(Stored dataset items)
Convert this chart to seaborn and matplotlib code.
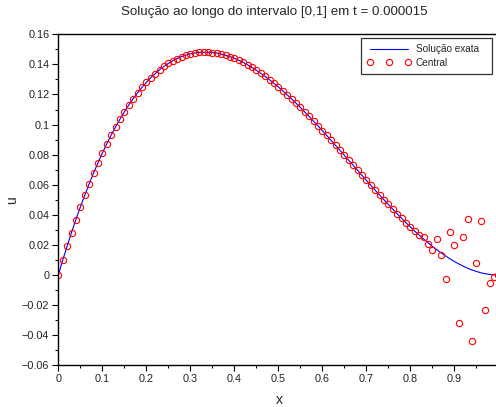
import matplotlib
matplotlib.use("Agg")
import matplotlib.pyplot as plt
import seaborn as sns
import pandas as pd
from matplotlib.ticker import MultipleLocator, FuncFormatter

# grid x = 0, 0.01, ..., 1
x = [0.00, 0.01, 0.02, 0.03, 0.04, 0.05, 0.06, 0.07, 0.08, 0.09,
     0.10, 0.11, 0.12, 0.13, 0.14, 0.15, 0.16, 0.17, 0.18, 0.19,
     0.20, 0.21, 0.22, 0.23, 0.24, 0.25, 0.26, 0.27, 0.28, 0.29,
     0.30, 0.31, 0.32, 0.33, 0.34, 0.35, 0.36, 0.37, 0.38, 0.39,
     0.40, 0.41, 0.42, 0.43, 0.44, 0.45, 0.46, 0.47, 0.48, 0.49,
     0.50, 0.51, 0.52, 0.53, 0.54, 0.55, 0.56, 0.57, 0.58, 0.59,
     0.60, 0.61, 0.62, 0.63, 0.64, 0.65, 0.66, 0.67, 0.68, 0.69,
     0.70, 0.71, 0.72, 0.73, 0.74, 0.75, 0.76, 0.77, 0.78, 0.79,
     0.80, 0.81, 0.82, 0.83, 0.84, 0.85, 0.86, 0.87, 0.88, 0.89,
     0.90, 0.91, 0.92, 0.93, 0.94, 0.95, 0.96, 0.97, 0.98, 0.99,
     1.00]

u_exata = [0.0000, 0.0098, 0.0192, 0.0282, 0.0369, 0.0451, 0.0530, 0.0605, 0.0677, 0.0745,
           0.0810, 0.0871, 0.0929, 0.0984, 0.1035, 0.1084, 0.1129, 0.1171, 0.1210, 0.1247,
           0.1280, 0.1311, 0.1338, 0.1364, 0.1386, 0.1406, 0.1424, 0.1439, 0.1452, 0.1462,
           0.1470, 0.1476, 0.1480, 0.1481, 0.1481, 0.1479, 0.1475, 0.1469, 0.1461, 0.1451,
           0.1440, 0.1427, 0.1413, 0.1397, 0.1380, 0.1361, 0.1341, 0.1320, 0.1298, 0.1274,
           0.1250, 0.1225, 0.1198, 0.1171, 0.1143, 0.1114, 0.1084, 0.1054, 0.1023, 0.0992,
           0.0960, 0.0928, 0.0895, 0.0862, 0.0829, 0.0796, 0.0763, 0.0730, 0.0696, 0.0663,
           0.0630, 0.0597, 0.0564, 0.0532, 0.0500, 0.0469, 0.0438, 0.0407, 0.0378, 0.0348,
           0.0320, 0.0292, 0.0266, 0.0240, 0.0215, 0.0191, 0.0169, 0.0147, 0.0127, 0.0108,
           0.0090, 0.0074, 0.0059, 0.0046, 0.0034, 0.0024, 0.0015, 0.0009, 0.0004, 0.0001,
           0.0000]

# central scheme: follows the exact curve up to x=0.82, then oscillates
u_central_tail = [0.0253, 0.0204, 0.0166, 0.0239, 0.0135, -0.0025, 0.0288, 0.0199,
                  -0.0317, 0.0251, 0.0372, -0.0441, 0.0078, 0.0357, -0.0235, -0.0051,
                  -0.0011, 0.0000]
u_central = u_exata[:83] + u_central_tail

df = pd.DataFrame({"x": x, "exata": u_exata, "central": u_central})

sns.set_style("ticks")
plt.rcParams["font.family"] = ["Liberation Sans", "DejaVu Sans"]
plt.rcParams["axes.unicode_minus"] = True

fig = plt.figure(figsize=(4.96, 4.07), dpi=100)
ax = fig.add_axes([58.3 / 496, 1 - 365.3 / 407, 440 / 496, 331 / 407])

sns.lineplot(data=df, x="x", y="exata", ax=ax, color="blue", linewidth=0.8,
             label="Solução exata")
sns.lineplot(data=df, x="x", y="central", ax=ax, linestyle="none", marker="o",
             markersize=4.5, markerfacecolor="none", markeredgecolor="red",
             markeredgewidth=0.8, label="Central")

ax.set_xlim(0, 1)
ax.set_ylim(-0.06, 0.16)
ax.xaxis.set_major_locator(MultipleLocator(0.1))
ax.xaxis.set_minor_locator(MultipleLocator(0.05))
ax.yaxis.set_major_locator(MultipleLocator(0.02))
ax.yaxis.set_minor_locator(MultipleLocator(0.01))


def fmt(v, pos):
    v = round(v, 6)
    if v == 0:
        return "0"
    return f"{v:g}".replace("-", "\u2212")


ax.xaxis.set_major_formatter(FuncFormatter(fmt))
ax.yaxis.set_major_formatter(FuncFormatter(fmt))
ax.tick_params(which="both", direction="out", top=False, right=False,
               colors="black", labelcolor="#222222", labelsize=7.8, width=0.8)
ax.tick_params(which="major", length=4.5, pad=2)
ax.tick_params(which="minor", length=2.5)
for side in ["left", "bottom", "top"]:
    ax.spines[side].set_linewidth(1.0)
    ax.spines[side].set_color("black")
ax.spines["right"].set_visible(False)

ax.set_xlabel("")
ax.set_ylabel("")
fig.text(279 / 496, 1 - 400 / 407, "x", ha="center", va="center", fontsize=10)
fig.text(12 / 496, 1 - 200 / 407, "u", ha="center", va="center", fontsize=10,
         rotation=90)
fig.text(274 / 496, 1 - 12 / 407, "Solução ao longo do intervalo [0,1] em t = 0.000015",
         ha="center", va="center", fontsize=9.6)

leg = ax.legend(loc="upper left",
                bbox_to_anchor=(360.7 / 496, 1 - 77 / 407, 131.6 / 496, 38.7 / 407),
                bbox_transform=fig.transFigure, mode="expand", borderaxespad=0,
                fontsize=7.2, numpoints=3, handlelength=4.4, handletextpad=0.5,
                fancybox=False, frameon=True, borderpad=0.6, labelspacing=0.35)
leg.get_frame().set_edgecolor("black")
leg.get_frame().set_linewidth(0.9)

fig.savefig("out.png", dpi=100)
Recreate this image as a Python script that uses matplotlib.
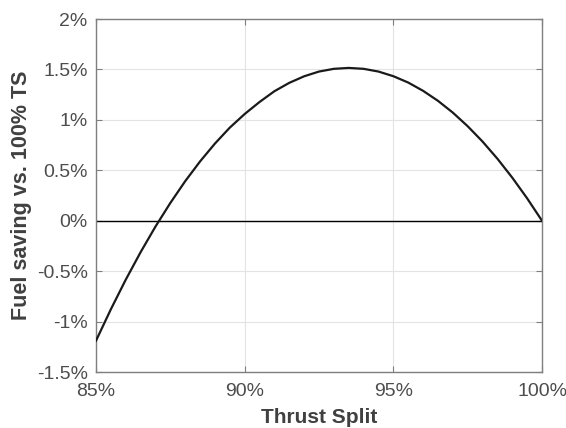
import matplotlib
matplotlib.use("Agg")
import matplotlib.pyplot as plt
from matplotlib.ticker import FuncFormatter

thrust_split = [85.0, 85.5, 86.0, 86.5, 87.0, 87.5, 88.0, 88.5, 89.0, 89.5,
                90.0, 90.5, 91.0, 91.5, 92.0, 92.5, 93.0, 93.5, 94.0, 94.5,
                95.0, 95.5, 96.0, 96.5, 97.0, 97.5, 98.0, 98.5, 99.0, 99.5, 100.0]
fuel_saving = [-1.190, -0.878, -0.585, -0.312, -0.058, 0.176, 0.392, 0.588,
               0.765, 0.923, 1.058, 1.177, 1.284, 1.367, 1.432, 1.479, 1.506,
               1.515, 1.506, 1.479, 1.433, 1.370, 1.288, 1.189, 1.072, 0.937,
               0.785, 0.615, 0.427, 0.222, 0.000]
x_ticks = [85, 90, 95, 100]
y_ticks = [-1.5, -1, -0.5, 0, 0.5, 1, 1.5, 2]

plt.rcParams['font.family'] = ['Liberation Sans', 'DejaVu Sans']

fig = plt.figure(figsize=(5.66, 4.28), dpi=100)
ax = fig.add_axes([0.1696, 0.1308, 0.9576 - 0.1696, 0.9556 - 0.1308])

ax.axhline(0, color='black', linewidth=1.0, zorder=2)
ax.plot(thrust_split, fuel_saving, color='#1a1a1a', linewidth=1.6, zorder=3)

ax.set_xlim(85, 100)
ax.set_ylim(-1.5, 2)
ax.set_xticks(x_ticks)
ax.set_yticks(y_ticks)

def fmt(v, pos):
    return ('%g' % v) + '%'

ax.xaxis.set_major_formatter(FuncFormatter(fmt))
ax.yaxis.set_major_formatter(FuncFormatter(fmt))

ax.grid(True, color='#e3e3e3', linewidth=0.8, zorder=0)
ax.set_axisbelow(True)
for s in ax.spines.values():
    s.set_color('#7f7f7f')
    s.set_linewidth(1.0)
ax.tick_params(direction='in', length=4, width=0.8, color='#7f7f7f',
               labelsize=14, labelcolor='#4d4d4d', top=True, right=True)
ax.tick_params(axis='x', pad=8)
ax.tick_params(axis='y', pad=6)

ax.set_xlabel('Thrust Split', fontsize=15, fontweight='bold', color='#404040', labelpad=6)
ax.set_ylabel('Fuel saving vs. 100% TS', fontsize=15.5, fontweight='bold', color='#404040', labelpad=3)

fig.savefig('out.png', dpi=100)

What to produce:
Repeat exactly, and only, the lines from the one containing "Recreate this image" through the one containing "y_ticks = [-1.5, -1, -0.5, 0, 0.5, 1, 1.5, 2]", both included, without the pictures.

Output for this exercise:
Recreate this image as a Python script that uses matplotlib.
import matplotlib
matplotlib.use("Agg")
import matplotlib.pyplot as plt
from matplotlib.ticker import FuncFormatter

thrust_split = [85.0, 85.5, 86.0, 86.5, 87.0, 87.5, 88.0, 88.5, 89.0, 89.5,
                90.0, 90.5, 91.0, 91.5, 92.0, 92.5, 93.0, 93.5, 94.0, 94.5,
                95.0, 95.5, 96.0, 96.5, 97.0, 97.5, 98.0, 98.5, 99.0, 99.5, 100.0]
fuel_saving = [-1.190, -0.878, -0.585, -0.312, -0.058, 0.176, 0.392, 0.588,
               0.765, 0.923, 1.058, 1.177, 1.284, 1.367, 1.432, 1.479, 1.506,
               1.515, 1.506, 1.479, 1.433, 1.370, 1.288, 1.189, 1.072, 0.937,
               0.785, 0.615, 0.427, 0.222, 0.000]
x_ticks = [85, 90, 95, 100]
y_ticks = [-1.5, -1, -0.5, 0, 0.5, 1, 1.5, 2]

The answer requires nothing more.